Andy the Indian

1974. I was nineteen, living in Radium Hot Springs and working in a bar in the National Park Hotel, which is gone now but stood at the junction of the highways where a trucker had let me off—I’d hitchhiked down from Golden. It was a bar frequented mostly by loggers and hippies, and people like me who didn’t know where they belonged. I walked into the worn hotel lobby, where an Indian man—that was the right word back then—was sitting on a wooden bench beside the front desk, also the Greyhound station, looking down at the ragged old carpet. He raised his head, looked up at me with a shy, toothy grin. “Hey, little big fella!” he said, and laughed. “Hi,” I said, wondering what he meant. “That’s Andy,” said the crippled man behind the counter. “Don’t mind him. Don’t you have something to do, Andy?” Apparently not. Andy worked for Kirk’s Christmas trees, I later learned, and there was no work for him right then so Andy was killing time in the hotel. I landed a job, and saw him often after that, in the lobby, the bar, the café. Andy hardly ever spoke. On a Friday or Saturday night if he was liquored up and I was liquored up we exchanged laughs and jokes—“Why is under a bridge the best place to fish when it’s raining? Because the fish go under there so they don’t get wet.” What a groaner.

Andy was the love interest of a waitress who worked in the coffee shop—waitress was the right word then—and she lived up the street in one of the motels. Hummer, as she was called, though her name was actually Maureen, was a small and chipper woman, nuts about Andy, and she wasn’t about to let anyone else wait on him, either. There she was with the Pyrex coffee pot the minute he sat down. There she was straightening his collar, and offering to do his wash, and she was a little suspicious of Andy and my exchanges.
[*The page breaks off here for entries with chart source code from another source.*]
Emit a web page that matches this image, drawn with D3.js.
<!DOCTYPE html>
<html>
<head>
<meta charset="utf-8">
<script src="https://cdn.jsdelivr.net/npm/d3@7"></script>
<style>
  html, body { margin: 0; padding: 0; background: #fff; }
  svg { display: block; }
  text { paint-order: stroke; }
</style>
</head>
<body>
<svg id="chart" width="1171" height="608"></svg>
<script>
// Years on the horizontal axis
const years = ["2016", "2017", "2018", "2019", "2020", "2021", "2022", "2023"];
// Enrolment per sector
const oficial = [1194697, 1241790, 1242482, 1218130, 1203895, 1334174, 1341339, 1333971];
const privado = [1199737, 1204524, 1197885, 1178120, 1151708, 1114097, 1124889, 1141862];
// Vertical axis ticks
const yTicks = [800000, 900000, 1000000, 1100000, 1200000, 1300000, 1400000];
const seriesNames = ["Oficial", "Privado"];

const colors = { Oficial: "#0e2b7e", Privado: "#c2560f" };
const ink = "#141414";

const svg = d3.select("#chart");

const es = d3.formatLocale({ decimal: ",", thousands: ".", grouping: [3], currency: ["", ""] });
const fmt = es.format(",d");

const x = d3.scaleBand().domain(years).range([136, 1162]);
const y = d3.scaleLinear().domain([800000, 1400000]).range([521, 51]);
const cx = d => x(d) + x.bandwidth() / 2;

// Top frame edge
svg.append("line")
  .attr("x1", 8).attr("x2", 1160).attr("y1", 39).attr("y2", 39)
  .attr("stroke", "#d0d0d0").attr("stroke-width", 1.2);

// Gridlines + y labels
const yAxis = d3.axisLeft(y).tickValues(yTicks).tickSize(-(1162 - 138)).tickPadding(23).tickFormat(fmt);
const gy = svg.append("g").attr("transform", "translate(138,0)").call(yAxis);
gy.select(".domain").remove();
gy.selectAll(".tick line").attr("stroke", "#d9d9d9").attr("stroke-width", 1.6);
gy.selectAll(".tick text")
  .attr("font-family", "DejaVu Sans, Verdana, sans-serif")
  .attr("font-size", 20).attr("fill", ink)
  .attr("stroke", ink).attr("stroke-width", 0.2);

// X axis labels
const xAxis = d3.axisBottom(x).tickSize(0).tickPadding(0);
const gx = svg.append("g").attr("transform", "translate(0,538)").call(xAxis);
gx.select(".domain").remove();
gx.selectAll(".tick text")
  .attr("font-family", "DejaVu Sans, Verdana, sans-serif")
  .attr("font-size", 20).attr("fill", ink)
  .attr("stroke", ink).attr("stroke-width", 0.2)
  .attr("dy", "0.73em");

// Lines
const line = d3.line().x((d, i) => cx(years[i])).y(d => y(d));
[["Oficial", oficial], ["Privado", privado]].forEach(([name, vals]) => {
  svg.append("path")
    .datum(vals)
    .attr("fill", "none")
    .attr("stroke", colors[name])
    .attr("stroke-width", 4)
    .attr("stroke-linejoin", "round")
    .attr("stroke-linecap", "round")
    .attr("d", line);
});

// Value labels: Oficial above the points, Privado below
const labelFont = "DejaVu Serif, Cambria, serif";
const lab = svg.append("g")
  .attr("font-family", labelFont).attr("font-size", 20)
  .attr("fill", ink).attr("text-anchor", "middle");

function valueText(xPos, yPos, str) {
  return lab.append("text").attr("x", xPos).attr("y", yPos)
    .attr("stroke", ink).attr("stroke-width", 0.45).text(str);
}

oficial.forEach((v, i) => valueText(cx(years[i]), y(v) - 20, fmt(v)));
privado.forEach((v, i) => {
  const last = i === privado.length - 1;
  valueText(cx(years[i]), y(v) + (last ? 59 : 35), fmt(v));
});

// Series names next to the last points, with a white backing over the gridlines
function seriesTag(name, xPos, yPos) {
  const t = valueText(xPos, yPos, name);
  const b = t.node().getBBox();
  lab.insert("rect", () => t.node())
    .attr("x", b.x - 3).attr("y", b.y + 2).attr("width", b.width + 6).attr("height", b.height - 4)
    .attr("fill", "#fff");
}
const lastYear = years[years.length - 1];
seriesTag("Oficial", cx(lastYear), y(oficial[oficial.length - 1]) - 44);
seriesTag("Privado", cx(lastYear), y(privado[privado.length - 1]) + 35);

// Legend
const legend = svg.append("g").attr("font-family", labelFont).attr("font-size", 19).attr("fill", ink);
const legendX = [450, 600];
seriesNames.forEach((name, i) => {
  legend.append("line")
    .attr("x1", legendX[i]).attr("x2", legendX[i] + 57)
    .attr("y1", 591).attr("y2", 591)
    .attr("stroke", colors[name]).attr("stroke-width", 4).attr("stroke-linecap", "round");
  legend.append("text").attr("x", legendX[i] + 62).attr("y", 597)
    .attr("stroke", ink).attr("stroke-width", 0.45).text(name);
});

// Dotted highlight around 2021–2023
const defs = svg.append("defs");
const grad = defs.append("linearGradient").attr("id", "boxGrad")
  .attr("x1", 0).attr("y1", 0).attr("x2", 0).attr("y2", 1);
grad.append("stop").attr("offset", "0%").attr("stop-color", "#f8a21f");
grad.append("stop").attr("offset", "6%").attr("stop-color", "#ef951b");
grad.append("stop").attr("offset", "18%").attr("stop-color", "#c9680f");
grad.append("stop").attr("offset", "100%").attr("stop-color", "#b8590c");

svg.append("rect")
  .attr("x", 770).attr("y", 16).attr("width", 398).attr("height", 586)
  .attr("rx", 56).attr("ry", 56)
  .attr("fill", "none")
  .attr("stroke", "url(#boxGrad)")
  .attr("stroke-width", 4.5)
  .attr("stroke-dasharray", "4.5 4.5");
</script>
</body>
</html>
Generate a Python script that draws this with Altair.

I had just turned nineteen. Had never hitchhiked so far; had never worked in a bar; had never met an Indian. I liked our casual friendship. He called me “Jilly Con Carne.” He didn’t want anything of me. He was so shy, doubly so when he was sober. In retrospect I see how vulnerable he was, how damaged, gentle, and completely without malice toward anyone. He’s stayed with me all these years.